* What is needed *
In the records below, reproduce exactly the lines from the one containing "Write a web" through the one containing "upperMiddle, lowerMiddle, lowIncome];", both included, and omit the pictures.
======== Given records ========
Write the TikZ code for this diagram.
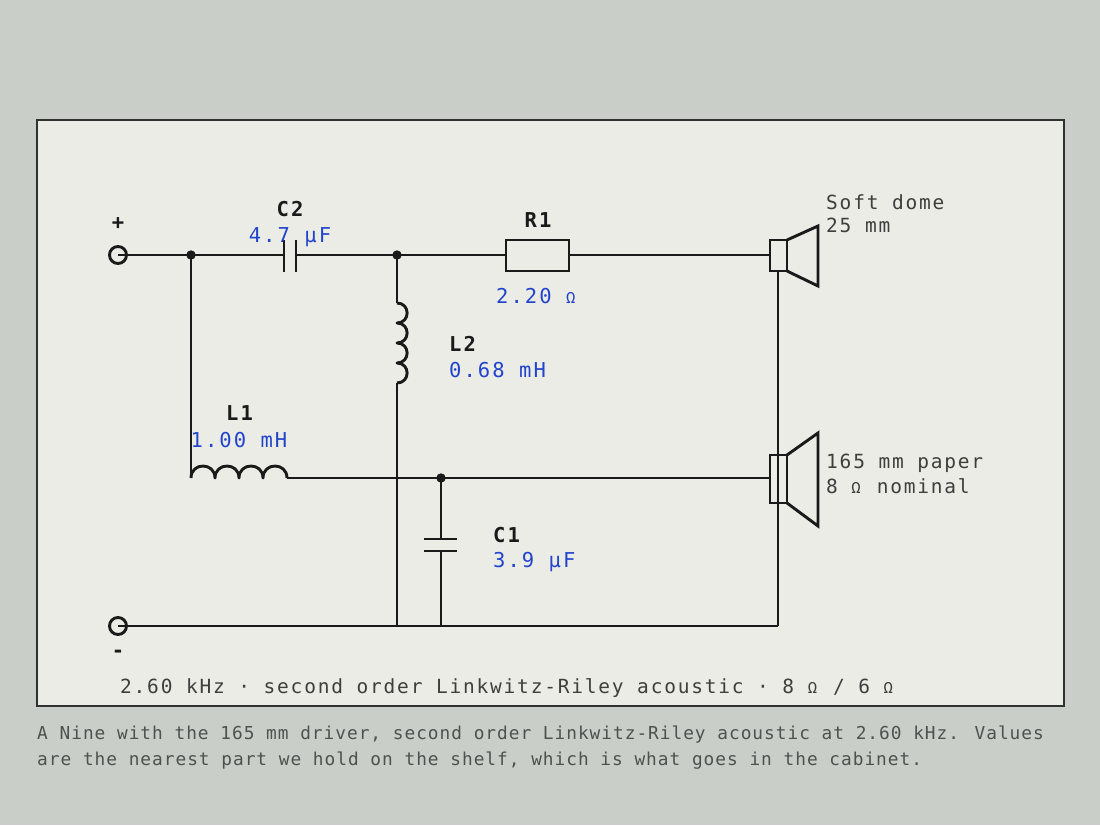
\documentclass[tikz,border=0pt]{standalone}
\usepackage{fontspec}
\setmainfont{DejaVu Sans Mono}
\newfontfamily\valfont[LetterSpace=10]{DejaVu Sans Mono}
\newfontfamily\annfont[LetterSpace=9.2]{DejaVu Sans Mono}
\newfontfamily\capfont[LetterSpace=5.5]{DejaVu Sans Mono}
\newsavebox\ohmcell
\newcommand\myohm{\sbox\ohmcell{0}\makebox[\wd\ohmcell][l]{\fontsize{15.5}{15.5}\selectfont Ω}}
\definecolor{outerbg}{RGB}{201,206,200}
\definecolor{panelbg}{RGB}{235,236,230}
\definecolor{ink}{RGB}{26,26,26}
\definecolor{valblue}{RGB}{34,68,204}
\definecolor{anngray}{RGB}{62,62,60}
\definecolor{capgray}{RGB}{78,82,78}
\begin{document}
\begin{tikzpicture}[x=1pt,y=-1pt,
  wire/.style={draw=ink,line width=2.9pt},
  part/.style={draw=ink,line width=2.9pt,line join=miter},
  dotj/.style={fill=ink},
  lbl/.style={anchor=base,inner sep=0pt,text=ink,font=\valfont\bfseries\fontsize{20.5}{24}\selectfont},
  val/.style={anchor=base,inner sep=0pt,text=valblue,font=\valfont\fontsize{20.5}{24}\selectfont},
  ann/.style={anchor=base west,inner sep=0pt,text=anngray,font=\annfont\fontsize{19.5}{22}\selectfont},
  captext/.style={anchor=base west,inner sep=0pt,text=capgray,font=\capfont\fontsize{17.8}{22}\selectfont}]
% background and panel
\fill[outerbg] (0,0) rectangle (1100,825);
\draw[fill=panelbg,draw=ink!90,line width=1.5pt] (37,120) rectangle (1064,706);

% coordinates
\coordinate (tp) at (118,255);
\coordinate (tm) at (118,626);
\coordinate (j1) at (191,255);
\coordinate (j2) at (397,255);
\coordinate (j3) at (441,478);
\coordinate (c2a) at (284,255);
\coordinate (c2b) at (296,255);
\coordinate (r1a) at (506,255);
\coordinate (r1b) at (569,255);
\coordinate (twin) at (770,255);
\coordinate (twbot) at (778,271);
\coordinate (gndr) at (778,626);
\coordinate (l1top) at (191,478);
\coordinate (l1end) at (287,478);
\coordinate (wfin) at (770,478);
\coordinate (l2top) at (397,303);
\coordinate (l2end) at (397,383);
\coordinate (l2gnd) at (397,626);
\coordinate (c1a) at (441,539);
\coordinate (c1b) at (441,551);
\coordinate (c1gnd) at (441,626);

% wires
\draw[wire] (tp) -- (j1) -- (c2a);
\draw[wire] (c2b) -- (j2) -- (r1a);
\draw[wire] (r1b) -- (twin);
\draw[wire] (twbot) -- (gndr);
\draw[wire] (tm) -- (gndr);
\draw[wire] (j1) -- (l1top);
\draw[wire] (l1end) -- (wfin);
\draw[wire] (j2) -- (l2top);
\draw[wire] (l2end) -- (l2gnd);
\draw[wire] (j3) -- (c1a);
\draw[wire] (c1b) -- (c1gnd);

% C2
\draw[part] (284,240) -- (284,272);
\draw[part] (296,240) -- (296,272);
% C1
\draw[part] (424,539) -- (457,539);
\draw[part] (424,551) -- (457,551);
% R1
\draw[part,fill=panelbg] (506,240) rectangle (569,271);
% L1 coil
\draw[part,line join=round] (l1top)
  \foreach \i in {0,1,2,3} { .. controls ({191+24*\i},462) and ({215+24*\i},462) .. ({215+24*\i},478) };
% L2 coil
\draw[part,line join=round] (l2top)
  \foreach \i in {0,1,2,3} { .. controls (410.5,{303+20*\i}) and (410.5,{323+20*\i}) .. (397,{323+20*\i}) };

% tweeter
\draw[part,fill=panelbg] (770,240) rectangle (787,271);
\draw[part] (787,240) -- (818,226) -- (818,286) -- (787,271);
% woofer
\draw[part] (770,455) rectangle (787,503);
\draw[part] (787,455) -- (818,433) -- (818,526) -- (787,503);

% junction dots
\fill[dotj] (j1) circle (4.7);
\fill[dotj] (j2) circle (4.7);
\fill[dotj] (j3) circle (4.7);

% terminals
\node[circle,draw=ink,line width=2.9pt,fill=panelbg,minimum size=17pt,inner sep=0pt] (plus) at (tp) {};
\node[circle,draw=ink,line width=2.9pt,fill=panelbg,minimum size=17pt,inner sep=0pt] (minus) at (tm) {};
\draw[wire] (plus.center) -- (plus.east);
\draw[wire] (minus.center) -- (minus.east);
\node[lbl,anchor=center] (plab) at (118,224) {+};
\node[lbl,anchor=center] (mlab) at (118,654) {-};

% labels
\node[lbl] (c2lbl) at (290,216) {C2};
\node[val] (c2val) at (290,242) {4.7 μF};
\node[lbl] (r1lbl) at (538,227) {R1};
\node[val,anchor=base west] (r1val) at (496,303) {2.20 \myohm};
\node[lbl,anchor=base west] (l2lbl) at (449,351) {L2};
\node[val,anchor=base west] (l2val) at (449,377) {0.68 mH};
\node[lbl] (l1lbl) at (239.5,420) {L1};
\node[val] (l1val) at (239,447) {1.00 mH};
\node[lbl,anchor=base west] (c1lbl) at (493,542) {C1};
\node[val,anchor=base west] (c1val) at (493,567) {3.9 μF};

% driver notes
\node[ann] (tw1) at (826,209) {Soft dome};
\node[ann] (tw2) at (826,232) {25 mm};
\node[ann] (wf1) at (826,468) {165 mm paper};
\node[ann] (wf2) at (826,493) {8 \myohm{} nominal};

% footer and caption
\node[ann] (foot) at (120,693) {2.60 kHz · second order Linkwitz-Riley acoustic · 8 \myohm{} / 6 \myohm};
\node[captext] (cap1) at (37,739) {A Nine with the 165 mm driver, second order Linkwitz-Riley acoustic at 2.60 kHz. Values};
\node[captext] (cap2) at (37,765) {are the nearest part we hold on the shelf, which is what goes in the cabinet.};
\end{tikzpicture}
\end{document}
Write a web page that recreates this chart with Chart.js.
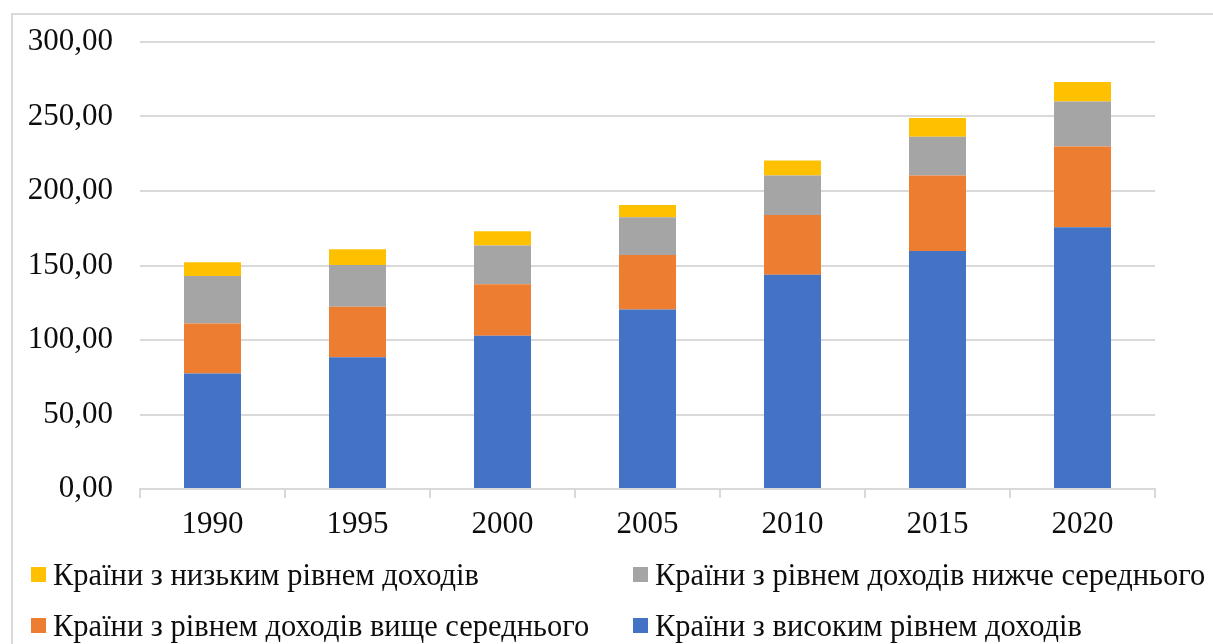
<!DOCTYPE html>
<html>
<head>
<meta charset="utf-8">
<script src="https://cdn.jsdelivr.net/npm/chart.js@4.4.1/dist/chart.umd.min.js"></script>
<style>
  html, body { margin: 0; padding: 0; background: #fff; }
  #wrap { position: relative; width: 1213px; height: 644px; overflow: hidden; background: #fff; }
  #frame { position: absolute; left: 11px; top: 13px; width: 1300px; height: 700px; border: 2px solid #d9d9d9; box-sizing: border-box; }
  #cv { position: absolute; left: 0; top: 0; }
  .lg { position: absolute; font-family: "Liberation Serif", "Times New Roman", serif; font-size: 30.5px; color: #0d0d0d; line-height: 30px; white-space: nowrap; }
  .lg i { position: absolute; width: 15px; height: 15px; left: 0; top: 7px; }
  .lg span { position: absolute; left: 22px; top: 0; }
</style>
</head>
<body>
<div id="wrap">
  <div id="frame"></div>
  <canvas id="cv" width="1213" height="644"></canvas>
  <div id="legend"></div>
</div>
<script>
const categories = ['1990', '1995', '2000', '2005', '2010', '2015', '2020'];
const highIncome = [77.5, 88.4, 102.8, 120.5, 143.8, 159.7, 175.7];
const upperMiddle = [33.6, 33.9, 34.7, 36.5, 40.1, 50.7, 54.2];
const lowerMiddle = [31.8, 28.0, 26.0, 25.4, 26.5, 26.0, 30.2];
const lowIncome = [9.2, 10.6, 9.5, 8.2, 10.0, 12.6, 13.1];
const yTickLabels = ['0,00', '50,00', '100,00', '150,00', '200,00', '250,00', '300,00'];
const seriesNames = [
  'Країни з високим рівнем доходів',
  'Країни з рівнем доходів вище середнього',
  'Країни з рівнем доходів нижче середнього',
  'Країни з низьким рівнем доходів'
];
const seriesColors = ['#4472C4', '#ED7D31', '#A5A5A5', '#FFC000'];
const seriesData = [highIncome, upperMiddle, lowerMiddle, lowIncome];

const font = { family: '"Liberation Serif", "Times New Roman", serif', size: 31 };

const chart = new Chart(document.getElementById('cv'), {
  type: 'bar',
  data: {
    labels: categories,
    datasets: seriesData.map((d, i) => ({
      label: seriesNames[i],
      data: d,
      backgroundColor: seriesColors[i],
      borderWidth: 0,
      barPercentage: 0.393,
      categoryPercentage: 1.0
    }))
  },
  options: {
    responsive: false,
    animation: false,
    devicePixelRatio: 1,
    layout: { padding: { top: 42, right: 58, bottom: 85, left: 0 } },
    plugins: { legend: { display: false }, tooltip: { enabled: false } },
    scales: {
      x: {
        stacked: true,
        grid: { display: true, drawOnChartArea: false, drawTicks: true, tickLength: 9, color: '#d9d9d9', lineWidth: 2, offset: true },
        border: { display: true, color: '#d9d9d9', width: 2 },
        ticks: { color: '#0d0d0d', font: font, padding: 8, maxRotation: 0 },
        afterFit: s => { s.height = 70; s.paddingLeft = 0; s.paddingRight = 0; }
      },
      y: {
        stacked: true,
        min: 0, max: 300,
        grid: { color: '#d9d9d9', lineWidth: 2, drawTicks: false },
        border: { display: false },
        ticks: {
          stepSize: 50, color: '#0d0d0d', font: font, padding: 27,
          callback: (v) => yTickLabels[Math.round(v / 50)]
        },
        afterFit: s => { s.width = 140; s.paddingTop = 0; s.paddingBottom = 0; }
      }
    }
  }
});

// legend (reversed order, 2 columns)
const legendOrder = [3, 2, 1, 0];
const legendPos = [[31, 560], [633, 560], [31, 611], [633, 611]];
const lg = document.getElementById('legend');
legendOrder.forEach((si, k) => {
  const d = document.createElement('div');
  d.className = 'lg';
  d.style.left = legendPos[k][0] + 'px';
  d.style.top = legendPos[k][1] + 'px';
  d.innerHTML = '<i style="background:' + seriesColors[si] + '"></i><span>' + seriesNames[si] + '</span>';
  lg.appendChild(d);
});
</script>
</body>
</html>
========
* Reply to the exercise *
Write a web page that recreates this chart with Chart.js.
<!DOCTYPE html>
<html>
<head>
<meta charset="utf-8">
<script src="https://cdn.jsdelivr.net/npm/chart.js@4.4.1/dist/chart.umd.min.js"></script>
<style>
  html, body { margin: 0; padding: 0; background: #fff; }
  #wrap { position: relative; width: 1213px; height: 644px; overflow: hidden; background: #fff; }
  #frame { position: absolute; left: 11px; top: 13px; width: 1300px; height: 700px; border: 2px solid #d9d9d9; box-sizing: border-box; }
  #cv { position: absolute; left: 0; top: 0; }
  .lg { position: absolute; font-family: "Liberation Serif", "Times New Roman", serif; font-size: 30.5px; color: #0d0d0d; line-height: 30px; white-space: nowrap; }
  .lg i { position: absolute; width: 15px; height: 15px; left: 0; top: 7px; }
  .lg span { position: absolute; left: 22px; top: 0; }
</style>
</head>
<body>
<div id="wrap">
  <div id="frame"></div>
  <canvas id="cv" width="1213" height="644"></canvas>
  <div id="legend"></div>
</div>
<script>
const categories = ['1990', '1995', '2000', '2005', '2010', '2015', '2020'];
const highIncome = [77.5, 88.4, 102.8, 120.5, 143.8, 159.7, 175.7];
const upperMiddle = [33.6, 33.9, 34.7, 36.5, 40.1, 50.7, 54.2];
const lowerMiddle = [31.8, 28.0, 26.0, 25.4, 26.5, 26.0, 30.2];
const lowIncome = [9.2, 10.6, 9.5, 8.2, 10.0, 12.6, 13.1];
const yTickLabels = ['0,00', '50,00', '100,00', '150,00', '200,00', '250,00', '300,00'];
const seriesNames = [
  'Країни з високим рівнем доходів',
  'Країни з рівнем доходів вище середнього',
  'Країни з рівнем доходів нижче середнього',
  'Країни з низьким рівнем доходів'
];
const seriesColors = ['#4472C4', '#ED7D31', '#A5A5A5', '#FFC000'];
const seriesData = [highIncome, upperMiddle, lowerMiddle, lowIncome];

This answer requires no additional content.